The question that the show is now exploring is whether or not one has to achieve a certain amount of good deeds in order to get to spend salvation in true paradise. Our humans were lucky; they were able to get a demon on their side to give them a second chance at getting their lives right. Not everything has been easy for them in this new timeline, and there have been temptation along the way. However, everything they have perceived about “good” and “bad” have been jumbled up, and now they must figure out how to find salvation in a place wherein not everything is as clear cut as the point system suggests. Welcome to Earth! They, like the rest of us, must figure out how to live their best lives, so that the afterlife can be even better.
Unlike beauty, good and bad isn’t always in the eye of the beholder; there are definitely things that are clearly bad and should be avoided, and there are things that are good, that we should strive for.
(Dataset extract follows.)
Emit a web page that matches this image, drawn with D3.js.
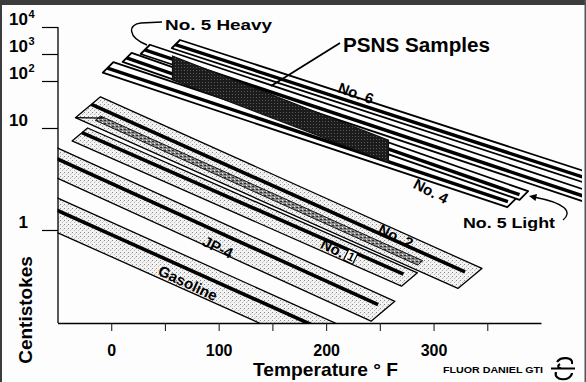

But there are definite gray areas, more often than not, and it is our handling of those situational gray areas that helps us better understand right from wrong. Motive for a specific action can truly determine if one is doing the right thing, or if one is making the wrong choice. I can’t wait to see where this third season takes us!
Plus seeing Adam Scott as a narcissistic son of a gun is quite possibly the best thing ever! It’s Ben Wyatt gone bad! (Shout out to y’all who get that reference!)